A review by rjvrtiska
Stoner by John Williams

4.0

I finished (listening to) the book a week ago, but needed to mull it over before I could review it. It seemed so...bland, until I realized I took it in like a fish experiences water. The story of a man from poor Missouri farming roots to a highly educated assistant professor that only ever serves as a supporting character in others’ lives also struck me as mundane, at first.

Directly before this book I’d read “Where the Red Fern Grows” (hillbilly Ozark boy and his hunting dogs, near southern Missouri) and “The Paris Wife” (fictionalized account of Hemingway’s first wife, including her upbringing in St. Louis, similar to Stoner’s wife). These books share, for at least part of their scope, Missouri, or the Ozarks, and the early 19th century, all to very different effect. Being from Missouri, and families who have been in the area for generations, I feel like these storylines are, or could have been, part of my families’ oral traditions. Maybe they are if I traced other branches of certain families.

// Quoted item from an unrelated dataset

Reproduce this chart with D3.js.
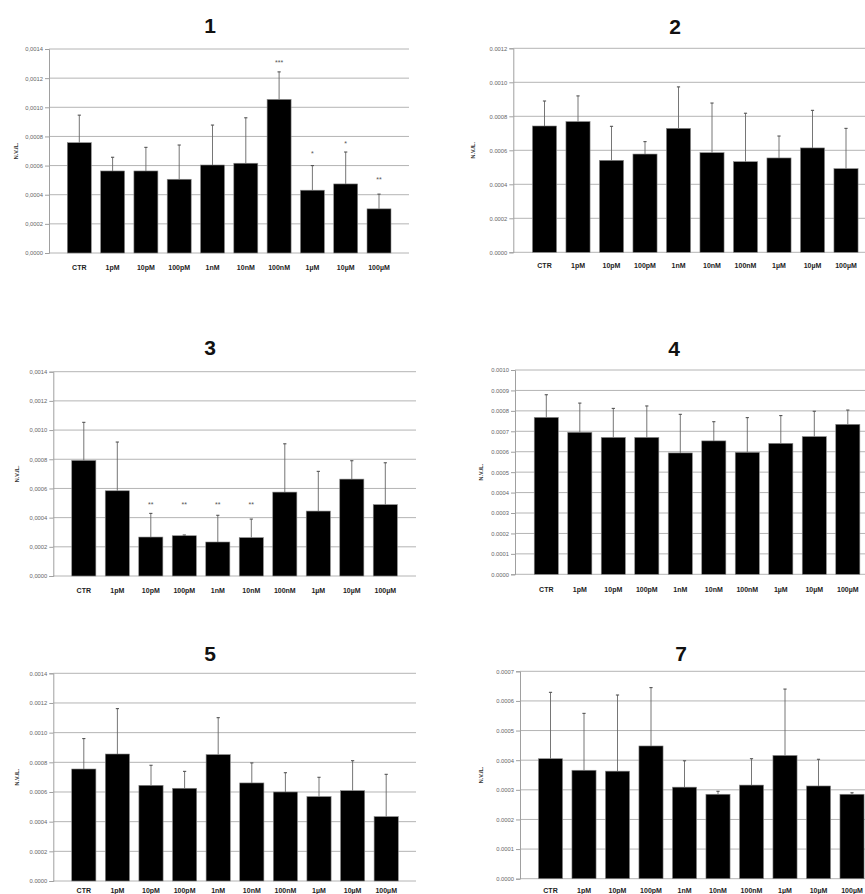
<!DOCTYPE html>
<html>
<head>
<meta charset="utf-8">
<script src="https://cdn.jsdelivr.net/npm/d3@7"></script>
<style>
  body { margin: 0; background: #fff; }
  svg { display: block; font-family: "Liberation Sans", Arial, sans-serif; }
</style>
</head>
<body>
<svg id="chart" width="865" height="894"></svg>
<script>
// categories (shared by every panel)
let categories = ['CTR', '1pM', '10pM', '100pM', '1nM', '10nM', '100nM', '1µM', '10µM', '100µM']

// panel 1
let mean1 = [0.000757, 0.000563, 0.000563, 0.000506, 0.000604, 0.000616, 0.001054, 0.000431, 0.000474, 0.000303]
let err1  = [0.000946, 0.000657, 0.000725, 0.000741, 0.000878, 0.000928, 0.001243, 0.000600, 0.000693, 0.000404]
let sig1  = ['', '', '', '', '', '', '***', '*', '*', '**']
let sigAt1 = [0, 0, 0, 0, 0, 0, 0.001318, 0.000691, 0.000764, 0.000518]

// panel 2
let mean2 = [0.000743, 0.000769, 0.000541, 0.000578, 0.000729, 0.000586, 0.000533, 0.000555, 0.000614, 0.000492]
let err2  = [0.000890, 0.000920, 0.000741, 0.000651, 0.000973, 0.000878, 0.000818, 0.000684, 0.000835, 0.000729]

// panel 3
let mean3 = [0.000792, 0.000584, 0.000267, 0.000276, 0.000233, 0.000263, 0.000575, 0.000445, 0.000664, 0.000489]
let err3  = [0.001053, 0.000918, 0.000429, 0.000281, 0.000416, 0.000390, 0.000906, 0.000717, 0.000790, 0.000776]
let sig3  = ['', '', '**', '**', '**', '**', '', '', '', '']
let sigAt3 = [0, 0, 0.000498, 0.000498, 0.000498, 0.000498, 0, 0, 0, 0]

// panel 4
let mean4 = [0.000768, 0.000695, 0.000670, 0.000670, 0.000594, 0.000653, 0.000597, 0.000641, 0.000674, 0.000734]
let err4  = [0.000879, 0.000838, 0.000812, 0.000824, 0.000783, 0.000747, 0.000767, 0.000777, 0.000798, 0.000804]

// panel 5
let mean5 = [0.000755, 0.000856, 0.000645, 0.000625, 0.000852, 0.000661, 0.000600, 0.000569, 0.000609, 0.000434]
let err5  = [0.000960, 0.001162, 0.000780, 0.000739, 0.001101, 0.000796, 0.000730, 0.000699, 0.000811, 0.000719]

// panel 7
let mean7 = [0.000405, 0.000366, 0.000363, 0.000448, 0.000309, 0.000285, 0.000316, 0.000416, 0.000313, 0.000285]
let err7  = [0.000629, 0.000558, 0.000620, 0.000645, 0.000398, 0.000295, 0.000405, 0.000640, 0.000403, 0.000290]

let titles = ['1', '2', '3', '4', '5', '7']
let yMax   = [0.0014, 0.0012, 0.0014, 0.0010, 0.0014, 0.0007]
let yStep  = [0.0002, 0.0002, 0.0002, 0.0001, 0.0002, 0.0001]
let decimalComma = [true, false, true, false, false, false]

let panelData = [
    {mean: mean1, err: err1, sig: sig1, sigAt: sigAt1},
    {mean: mean2, err: err2},
    {mean: mean3, err: err3, sig: sig3, sigAt: sigAt3},
    {mean: mean4, err: err4},
    {mean: mean5, err: err5},
    {mean: mean7, err: err7}
]

// where each panel sits on the page
let layout = [
    {ax: 49,    top: 49,    bottom: 253,   right: 409, c0: 79.3,  step: 33.3, tx: 210, ty: 25,  lx: 267, yt: 16},
    {ax: 513.3, top: 48.3,  bottom: 252.3, right: 870, c0: 544.5, step: 33.5, tx: 675, ty: 26,  lx: 265, yt: 473},
    {ax: 53.3,  top: 371.7, bottom: 576,   right: 416, c0: 83.8,  step: 33.5, tx: 210, ty: 347, lx: 590, yt: 17},
    {ax: 515,   top: 370,   bottom: 574.3, right: 870, c0: 546.3, step: 33.5, tx: 674, ty: 348, lx: 589, yt: 481},
    {ax: 53.3,  top: 673.3, bottom: 881,   right: 416, c0: 83.8,  step: 33.6, tx: 210, ty: 653, lx: 890, yt: 17},
    {ax: 520,   top: 671.3, bottom: 878.7, right: 870, c0: 550.5, step: 33.5, tx: 681, ty: 653, lx: 890, yt: 481}
]

let svg = d3.select('#chart')

let drawPanel = function (i) {
    let L = layout[i]
    let d = panelData[i]
    let g = svg.append('g').attr('class', 'panel')

    let y = d3.scaleLinear()
        .domain([0, yMax[i]])
        .range([L.bottom, L.top])

    let x = d3.scaleBand()
        .domain(categories)
        .range([L.c0 - L.step / 2, L.c0 + L.step * (categories.length - 0.5)])
        .paddingInner(0.28)
        .paddingOuter(0.14)

    let cx = k => x(categories[k]) + x.bandwidth() / 2

    let ticks = d3.range(0, yMax[i] + yStep[i] / 2, yStep[i])
    let fmt = v => {
        let s = d3.format('.4f')(v)
        return decimalComma[i] ? s.replace('.', ',') : s
    }

    // gridlines
    g.append('g')
        .selectAll('line')
        .data(ticks)
        .enter()
        .append('line')
        .attr('x1', L.ax)
        .attr('x2', L.right)
        .attr('y1', v => y(v))
        .attr('y2', v => y(v))
        .attr('stroke', '#b4b4b4')
        .attr('stroke-width', 1)

    // y axis
    let yAxis = g.append('g')
        .attr('transform', `translate(${L.ax},0)`)
        .call(d3.axisLeft(y).tickValues(ticks).tickFormat(fmt).tickSize(4).tickPadding(2))
    yAxis.select('.domain').attr('stroke', '#a0a0a0')
    yAxis.selectAll('.tick line').attr('stroke', '#a0a0a0')
    yAxis.selectAll('.tick text')
        .attr('fill', '#666')
        .style('font-size', '5.8px')
        .style('font-family', '"Liberation Sans", Arial, sans-serif')

    // bars
    g.append('g')
        .selectAll('rect')
        .data(d.mean)
        .enter()
        .append('rect')
        .attr('x', (v, k) => x(categories[k]))
        .attr('y', v => y(v))
        .attr('width', x.bandwidth())
        .attr('height', v => y(0) - y(v))
        .attr('fill', '#000')
        .attr('stroke', '#8a8a8a')
        .attr('stroke-width', 0.6)

    // error bars (upper only)
    let eb = g.append('g')
        .selectAll('g')
        .data(d.err)
        .enter()
        .append('g')
    eb.append('line')
        .attr('x1', (v, k) => cx(k))
        .attr('x2', (v, k) => cx(k))
        .attr('y1', (v, k) => y(d.mean[k]))
        .attr('y2', v => y(v))
        .attr('stroke', '#666')
        .attr('stroke-width', 0.9)
    eb.append('line')
        .attr('x1', (v, k) => cx(k) - 1.6)
        .attr('x2', (v, k) => cx(k) + 1.6)
        .attr('y1', v => y(v))
        .attr('y2', v => y(v))
        .attr('stroke', '#555')
        .attr('stroke-width', 1.1)

    // significance stars
    if (d.sig) {
        g.append('g')
            .selectAll('text')
            .data(d.sig)
            .enter()
            .append('text')
            .attr('x', (s, k) => cx(k))
            .attr('y', (s, k) => y(d.sigAt[k]) + 4)
            .attr('text-anchor', 'middle')
            .attr('fill', '#555')
            .style('font-size', '7px')
            .text(s => s)
    }

    // category labels
    g.append('g')
        .selectAll('text')
        .data(categories)
        .enter()
        .append('text')
        .attr('x', c => x(c) + x.bandwidth() / 2)
        .attr('y', L.lx + 2.5)
        .attr('text-anchor', 'middle')
        .attr('fill', '#222')
        .style('font-size', '7px')
        .style('font-weight', 'bold')
        .text(c => c)

    // y title
    g.append('text')
        .attr('transform', `translate(${L.yt},${(L.top + L.bottom) / 2}) rotate(-90)`)
        .attr('text-anchor', 'middle')
        .attr('dy', '0.35em')
        .attr('fill', '#333')
        .style('font-size', '5.5px')
        .style('font-weight', 'bold')
        .text('N.V./L.')

    // panel title
    g.append('text')
        .attr('x', L.tx)
        .attr('y', L.ty + 7.5)
        .attr('text-anchor', 'middle')
        .attr('fill', '#111')
        .style('font-size', '21px')
        .style('font-weight', 'bold')
        .text(titles[i])
}

titles.forEach((t, i) => drawPanel(i))
</script>
</body>
</html>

With these recent and personal backgrounds behind my reading, it took a bit of sorting to find the parts of “Stoner” that I loved. First, the homage to literature, learning about literature, and loving literature. I’m an English teacher who’s stuck teaching the lower level of the language, rarely brushing up against its artistic use with my students. Stoner found himself in a similar position for years, but maintained his personal study and learning, even as he overstepped boundaries in other areas of his life.

The tension readers experience as different areas in his life ebb and flow create a maintained melancholy, and produce the wisdom Stoner achieves as he reviews his life.